Page:Say - Traité d’économie politique.djvu/145

Cette page a été validée par deux contributeurs.
144
LIVRE PREMIER. — CHAPITRE XV.

Une seconde conséquence du même principe, c’est que chacun est intéressé à la prospérité de tous, et que la prospérité d’un genre d’industrie est favorable à la prospérité de tous les autres. En effet, quels que soient l’industrie qu’on cultive, le talent qu’on exerce, on en trouve d’autant mieux l’emploi, et l’on en tire un profit d’autant meilleur, qu’on est plus entouré de gens qui gagnent eux-mêmes. Un homme à talent, que vous voyez tristement végéter dans un pays qui décline, trouverait mille emplois de ses facultés dans un pays productif, où l’on pourrait employer et payer sa capacité. Un marchand, placé dans une ville industrieuse et riche, vend pour des sommes bien plus considérables que celui qui habite un canton pauvre où dominent l’insouciance et la paresse. Que feraient un actif manufacturier, un habile négociant dans une ville mal peuplée et mal civilisée de certaines portions de l’Espagne ou de la Pologne ? Quoiqu’il n’y rencontrât aucun concurrent, il y vendrait peu, parce qu’on y produit peu ; tandis qu’à Paris, à Amsterdam, à Londres, malgré la concurrence de cent marchands comme lui, il pourra faire d’immenses affaires. La raison en est simple : il est entouré de gens qui produisent beaucoup dans une multitude de genres, et qui font des achats avec ce qu’ils ont produit, c’est-à-dire, avec l’argent provenant de la vente de ce qu’ils ont produit.
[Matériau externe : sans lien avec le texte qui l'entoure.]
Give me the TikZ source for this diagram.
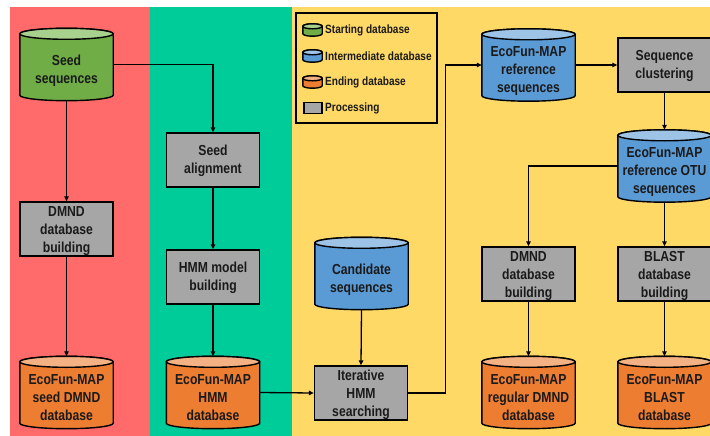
\documentclass[tikz,border=0pt]{standalone}
\usepackage{fontspec}
\setmainfont{Liberation Sans}
\newfontfamily\narrowsans[FakeStretch=0.84]{Liberation Sans}
\usetikzlibrary{arrows.meta,calc}

\definecolor{panelred}{HTML}{FF6B6B}
\definecolor{panelgreen}{HTML}{00CC99}
\definecolor{panelyellow}{HTML}{FFD966}
\definecolor{startbody}{HTML}{70AD47}
\definecolor{starttop}{HTML}{A9D18E}
\definecolor{midbody}{HTML}{5B9BD5}
\definecolor{midtop}{HTML}{9DC3E6}
\definecolor{endbody}{HTML}{ED7D31}
\definecolor{endtop}{HTML}{F4B183}
\definecolor{procgray}{HTML}{A6A6A6}
\definecolor{inkdark}{HTML}{1A1A1A}

\pgfdeclarelayer{panels}
\pgfdeclarelayer{shapes}
\pgfsetlayers{panels,shapes,main}

% cylinder drawn around a named node: name, body colour, top colour, cap radius
\newcommand\cylbox[4]{%
  \begin{pgfonlayer}{shapes}
    \draw[cylline, fill=#2] let \p1=(#1.north west), \p2=(#1.south east), \n1={(\x2-\x1)/2} in
      (\x1,\y1-#4) -- (\x1,\y2+#4)
      arc[start angle=180, end angle=360, x radius=\n1, y radius=#4]
      -- (\x2,\y1-#4)
      arc[start angle=0, end angle=180, x radius=\n1, y radius=#4] -- cycle;
    \draw[cylline, fill=#3] let \p1=(#1.north west), \p2=(#1.south east), \n1={(\x2-\x1)/2} in
      (\x1+\n1,\y1-#4) ellipse[x radius=\n1, y radius=#4];
  \end{pgfonlayer}}

% centred lines of text, lowered by the optional amount
\newcommand\lowtext[2][6pt]{\raisebox{-#1}[\height][\depth]{\begin{tabular}{@{}c@{}}#2\end{tabular}}}

\tikzset{
  cylline/.style={line width=1.4pt, draw=black},
  mainfont/.style={font=\narrowsans\bfseries\fontsize{14.5}{18}\selectfont, text=inkdark},
  procbox/.style={mainfont, draw=black, line width=1.4pt, fill=procgray,
    minimum width=93, minimum height=54, inner sep=0pt},
  dbnode/.style={mainfont, minimum width=93, minimum height=72, inner sep=0pt},
  arr/.style={-{Triangle[length=5pt,width=4.5pt]}, line width=1.3pt},
  legtext/.style={anchor=west, font=\narrowsans\bfseries\fontsize{12}{14}\selectfont, text=inkdark, inner sep=0pt},
  legicon/.style={minimum width=19, minimum height=12, inner sep=0pt}
}

\begin{document}
\begin{tikzpicture}[x=1pt, y=-1pt]
  \useasboundingbox (0,0) rectangle (710,436);

  % coloured stages
  \begin{pgfonlayer}{panels}
    \fill[white] (0,0) rectangle (710,436);
    \fill[panelred] (10,7) rectangle (150,436);
    \fill[panelgreen] (150,7) rectangle (292,436);
    \fill[panelyellow] (292,7) rectangle (710,436);
  \end{pgfonlayer}

  % databases
  \node[dbnode] (seed) at (66.5,64.5) {\lowtext{Seed\\sequences}};
  \node[dbnode] (seeddb) at (66.5,392.5) {\lowtext{EcoFun-MAP\\seed DMND\\database}};
  \node[dbnode] (hmmdb) at (213,392.5) {\lowtext{EcoFun-MAP\\HMM\\database}};
  \node[dbnode] (cand) at (361.5,273.5) {\lowtext{Candidate\\sequences}};
  \node[dbnode] (refseq) at (528.5,65) {\lowtext{EcoFun-MAP\\reference\\sequences}};
  \node[dbnode] (otu) at (664.5,166) {\lowtext{EcoFun-MAP\\reference OTU\\sequences}};
  \node[dbnode] (regdb) at (528.5,392.5) {\lowtext{EcoFun-MAP\\regular DMND\\database}};
  \node[dbnode] (blastdb) at (664.5,392.5) {\lowtext{EcoFun-MAP\\BLAST\\database}};

  \cylbox{seed}{startbody}{starttop}{5.5pt}
  \cylbox{seeddb}{endbody}{endtop}{5.5pt}
  \cylbox{hmmdb}{endbody}{endtop}{5.5pt}
  \cylbox{cand}{midbody}{midtop}{5.5pt}
  \cylbox{refseq}{midbody}{midtop}{5.5pt}
  \cylbox{otu}{midbody}{midtop}{5.5pt}
  \cylbox{regdb}{endbody}{endtop}{5.5pt}
  \cylbox{blastdb}{endbody}{endtop}{5.5pt}

  % processing steps
  \node[procbox] (dmndL) at (66.5,229) {\lowtext[2pt]{DMND\\database\\building}};
  \node[procbox] (align) at (213,160) {\lowtext[1pt]{Seed\\alignment}};
  \node[procbox] (hmmb) at (213,277) {\lowtext[1pt]{HMM model\\building}};
  \node[procbox] (iter) at (361,393) {\lowtext[2pt]{Iterative\\HMM\\searching}};
  \node[procbox] (clust) at (664.5,65) {\lowtext[1pt]{Sequence\\clustering}};
  \node[procbox] (dmndR) at (528.5,274) {\lowtext[2pt]{DMND\\database\\building}};
  \node[procbox] (blast) at (664.5,274) {\lowtext[2pt]{BLAST\\database\\building}};

  % legend
  \node[draw=black, line width=1.2pt, minimum width=141, minimum height=110, inner sep=0pt] (legend) at (366.5,68) {};
  \node[legicon] (lgA) at (312.5,30) {};
  \node[legicon] (lgB) at (312.5,56) {};
  \node[legicon] (lgC) at (312.5,82) {};
  \node[legicon, draw=black, line width=1.1pt, fill=procgray, minimum width=18, minimum height=11] (lgD) at (313,108) {};
  \cylbox{lgA}{startbody}{starttop}{2.5pt}
  \cylbox{lgB}{midbody}{midtop}{2.5pt}
  \cylbox{lgC}{endbody}{endtop}{2.5pt}
  \node[legtext] (ltA) at (325,30) {Starting database};
  \node[legtext] (ltB) at (325,56) {Intermediate database};
  \node[legtext] (ltC) at (325,82) {Ending database};
  \node[legtext] (ltD) at (325,108) {Processing};

  % flow
  \draw[arr] (seed.east) -| (align.north);
  \draw[arr] (seed.south) -- (dmndL.north);
  \draw[arr] (dmndL.south) -- (seeddb.north);
  \draw[arr] (align.south) -- (hmmb.north);
  \draw[arr] (hmmb.south) -- (hmmdb.north);
  \draw[arr] (hmmdb.east) -- (iter.west);
  \draw[arr] (cand.south) -- (iter.north);
  \draw[arr] (iter.east) -- ++(37,0) |- (refseq.west);
  \draw[arr] (refseq.east) -- (clust.west);
  \draw[arr] (clust.south) -- (otu.north);
  \draw[arr] (otu.west) -| (dmndR.north);
  \draw[arr] (otu.south) -- (blast.north);
  \draw[arr] (dmndR.south) -- (regdb.north);
  \draw[arr] (blast.south) -- (blastdb.north);
\end{tikzpicture}
\end{document}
Telle est la source des profits que les gens des villes font sur les gens des campagnes, et que ceux-ci font sur les premiers : les uns et les autres ont d’autant plus de quoi acheter qu’ils produisent davantage. Une ville entourée de riches campagnes, y trouve de nombreux et riches acheteurs, et dans le voisinage d’une ville opulente, les produits de la campagne ont bien plus de valeur. C’est par une distinction futile qu’on classe les nations en nations agricoles, manufacturières et commerçantes. Si une nation réussit dans l’agriculture, c’est une raison pour que ses manufactures et son commerce prospèrent ; si ses manufactures et son commerce sont florissans, son agriculture s’en trouvera mieux[1].

  1. Tout grand établissement productif vivifie tout son voisinage. « Au Mexique, les champs les mieux cultivés, ceux qui rappellent à l’esprit du voyageur les plus belles campagnes de la France, sont les plaines qui s’étendent de Salamanca jusque vers Silao, Guanaxuato et Villa de Léon, et qui entourent les mines les plus riches du monde connu. Partout où les filons métalliques ont été découverts, dans les parties les plus incultes des Cordillères, sur des plateaux isolés et déserts, l’exploitation des mines, bien loin d’entraver la culture du sol, l’a singulièrement favorisée… La fondation d’une ville suit immédiatement la découverte d’une mine considérable… Des fermes s’établissent autour, et une mine qui paraissait d’abord isolée au milieu des montagnes désertes et sauvages, se rattache en peu de temps aux terres anciennement labourées. » (Humboldt, Essai politique sur la Nouvelle-Espagne.)